The archive will be available for free until December 2006, after which it will be part of the society’s journal subscription package or accessible on a pay per view basis. The Royal Society hopes that access to seminal research papers, including Halley’s description of his comet in 1705 and the first account of the DNA double helix by James Watson and Francis Crick in 1954, will entice people to subscribe.

’This will be a great resource for historians of science, and also very entertaining, especially with regard to the older and really influential papers,’ said Charles Lusty, senior manager of publishing production and sales at the Royal Society. 

Lusty told Chemistry World that the archive was put online two weeks ago in order that it could be tested before the launch. ’People have already managed to find it through their search engines and we have had a few people accessing it to purchase and download individual articles,’ he said.

This is the latest move in a drive towards increased online availability of journals published before the arrival of the internet. Organisations including the RSC and the Institution of Mechanical Engineers have enabled access to their electronic journal archives. In March 2006, the RSC made its journal archive freely available in over 50 developing countries. Richard Pike, chief executive of the RSC told Chemistry World  that this increased accessibility was an important move, laying the foundation to engage the wider public with science. He said that he hoped that the Royal Society’s archive would have an ’inspirational’ effect.
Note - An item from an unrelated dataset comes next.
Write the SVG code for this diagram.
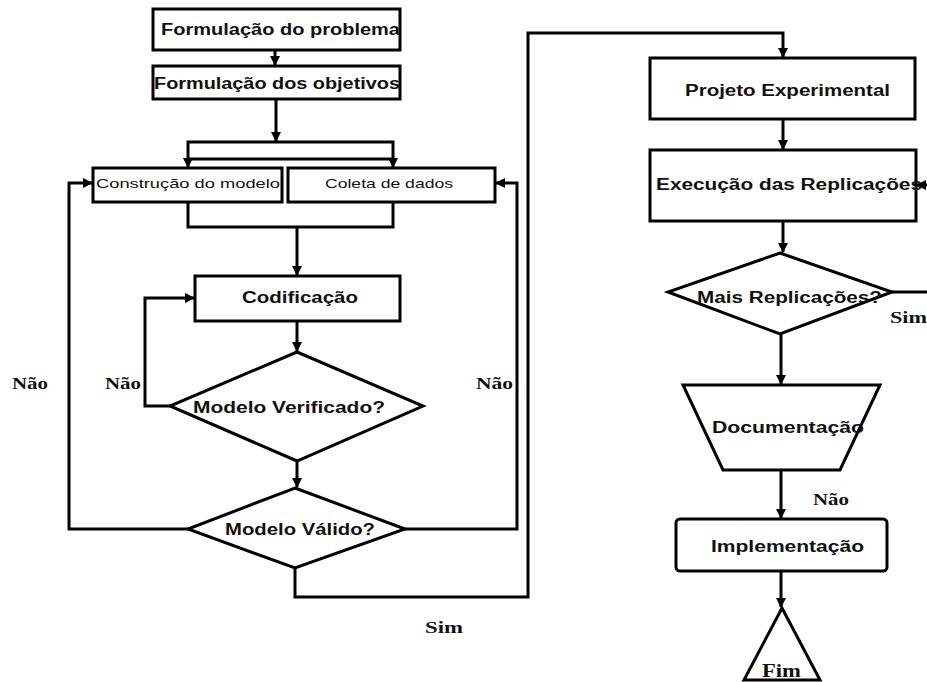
<svg xmlns="http://www.w3.org/2000/svg" width="927" height="682" viewBox="0 0 927 682">
  <style>
    .box { fill: #fff; stroke: #000; stroke-width: 3; }
    .edge { fill: none; stroke: #000; stroke-width: 3; }
    .t { font-family: "Liberation Sans", Arial, sans-serif; font-weight: bold; font-size: 16px; fill: #111; }
    .ts { font-family: "Liberation Sans", Arial, sans-serif; font-size: 13px; fill: #111; }
    .lbl { font-family: "Liberation Serif", "Times New Roman", serif; font-weight: bold; font-size: 16px; fill: #111; }
  </style>
  <defs>
    <marker id="arrow" viewBox="0 0 10 10" refX="9" refY="5" markerWidth="3.5" markerHeight="3.5" orient="auto" markerUnits="strokeWidth">
      <path d="M0,0 L10,5 L0,10 Z" fill="#000"/>
    </marker>
  </defs>

  <!-- connectors -->
  <g id="connectors">
    <path class="edge" d="M275,50 V65" marker-end="url(#arrow)"/>
    <path class="edge" d="M276,99 V141" marker-end="url(#arrow)"/>
    <path class="edge" d="M276,142 H188 V167" marker-end="url(#arrow)"/>
    <path class="edge" d="M276,142 H393 V167" marker-end="url(#arrow)"/>
    <path class="edge" d="M188,159 H393"/>
    <path class="edge" d="M188,202 V227 H393 V202"/>
    <path class="edge" d="M297,227 V275" marker-end="url(#arrow)"/>
    <path class="edge" d="M297,321 V351" marker-end="url(#arrow)"/>
    <path class="edge" d="M170,406 H145 V298 H194" marker-end="url(#arrow)"/>
    <path class="edge" d="M297,461 V487" marker-end="url(#arrow)"/>
    <path class="edge" d="M188,529 H69 V183 H92" marker-end="url(#arrow)"/>
    <path class="edge" d="M405,529 H517 V183 H496" marker-end="url(#arrow)"/>
    <path class="edge" d="M295,568 V597 H528 V33 H783 V57" marker-end="url(#arrow)"/>
    <path class="edge" d="M783,119 V149" marker-end="url(#arrow)"/>
    <path class="edge" d="M783,221 V252" marker-end="url(#arrow)"/>
    <path class="edge" d="M892,292 H940 V185 H917" marker-end="url(#arrow)"/>
    <path class="edge" d="M781,334 V384" marker-end="url(#arrow)"/>
    <path class="edge" d="M781,470 V518" marker-end="url(#arrow)"/>
    <path class="edge" d="M781,571 V607" marker-end="url(#arrow)"/>
  </g>

  <!-- nodes -->
  <g id="formulacao-problema">
    <rect class="box" x="153" y="9" width="247" height="41"/>
    <text class="t" x="161" y="35" textLength="239" lengthAdjust="spacingAndGlyphs">Formulação do problema</text>
  </g>
  <g id="formulacao-objetivos">
    <rect class="box" x="153" y="66" width="247" height="33"/>
    <text class="t" x="154" y="89" textLength="246" lengthAdjust="spacingAndGlyphs">Formulação dos objetivos</text>
  </g>
  <g id="construcao-modelo">
    <rect class="box" x="93" y="168" width="189" height="34"/>
    <text class="ts" x="96" y="188" textLength="184" lengthAdjust="spacingAndGlyphs">Construção do modelo</text>
  </g>
  <g id="coleta-dados">
    <rect class="box" x="288" y="168" width="207" height="34"/>
    <text class="ts" x="325" y="188" textLength="128" lengthAdjust="spacingAndGlyphs">Coleta de dados</text>
  </g>
  <g id="codificacao">
    <rect class="box" x="195" y="276" width="205" height="45"/>
    <text class="t" x="242" y="303" textLength="116" lengthAdjust="spacingAndGlyphs">Codificação</text>
  </g>
  <g id="modelo-verificado">
    <polygon class="box" points="297,352 423,406 297,461 170,406"/>
    <text class="t" x="193" y="413" textLength="192" lengthAdjust="spacingAndGlyphs">Modelo Verificado?</text>
  </g>
  <g id="modelo-valido">
    <polygon class="box" points="295,488 405,529 295,568 188,529"/>
    <text class="t" x="225" y="535" textLength="150" lengthAdjust="spacingAndGlyphs">Modelo Válido?</text>
  </g>
  <g id="projeto-experimental">
    <rect class="box" x="650" y="58" width="265" height="61"/>
    <text class="t" x="685" y="96" textLength="205" lengthAdjust="spacingAndGlyphs">Projeto Experimental</text>
  </g>
  <g id="execucao-replicacoes">
    <rect class="box" x="650" y="150" width="266" height="71"/>
    <text class="t" x="656" y="190" textLength="266" lengthAdjust="spacingAndGlyphs">Execução das Replicações</text>
  </g>
  <g id="mais-replicacoes">
    <polygon class="box" points="780,253 892,292 780,334 668,292"/>
    <text class="t" x="697" y="303" textLength="185" lengthAdjust="spacingAndGlyphs">Mais Replicações?</text>
  </g>
  <g id="documentacao">
    <polygon class="box" points="683,385 880,385 840,470 723,470"/>
    <text class="t" x="712" y="433" textLength="152" lengthAdjust="spacingAndGlyphs">Documentação</text>
  </g>
  <g id="implementacao">
    <rect class="box" x="676" y="519" width="211" height="52" rx="4"/>
    <text class="t" x="711" y="552" textLength="153" lengthAdjust="spacingAndGlyphs">Implementação</text>
  </g>
  <g id="fim">
    <polygon class="box" points="782,608 820,680 744,680"/>
    <text class="lbl" x="762" y="677" textLength="39" lengthAdjust="spacingAndGlyphs" style="font-size:18px">Fim</text>
  </g>

  <!-- branch labels -->
  <g id="labels">
    <text class="lbl" x="12" y="389" textLength="36" lengthAdjust="spacingAndGlyphs">Não</text>
    <text class="lbl" x="105" y="389" textLength="36" lengthAdjust="spacingAndGlyphs">Não</text>
    <text class="lbl" x="476" y="389" textLength="37" lengthAdjust="spacingAndGlyphs">Não</text>
    <text class="lbl" x="425" y="633" textLength="38" lengthAdjust="spacingAndGlyphs">Sim</text>
    <text class="lbl" x="890" y="323" textLength="37" lengthAdjust="spacingAndGlyphs">Sim</text>
    <text class="lbl" x="813" y="505" textLength="36" lengthAdjust="spacingAndGlyphs">Não</text>
  </g>
</svg>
’I think this sends a very important and positive message about the importance of science within history. It enables people to see the contribution that science has made to society,’ said Pike. He pointed out that work needed to continue to make the teaching of science more effective and to provide better computer access so that resources like this could be used effectively. 

’The important issue now is to make sure that people who want this information have access to it,’ added Pike.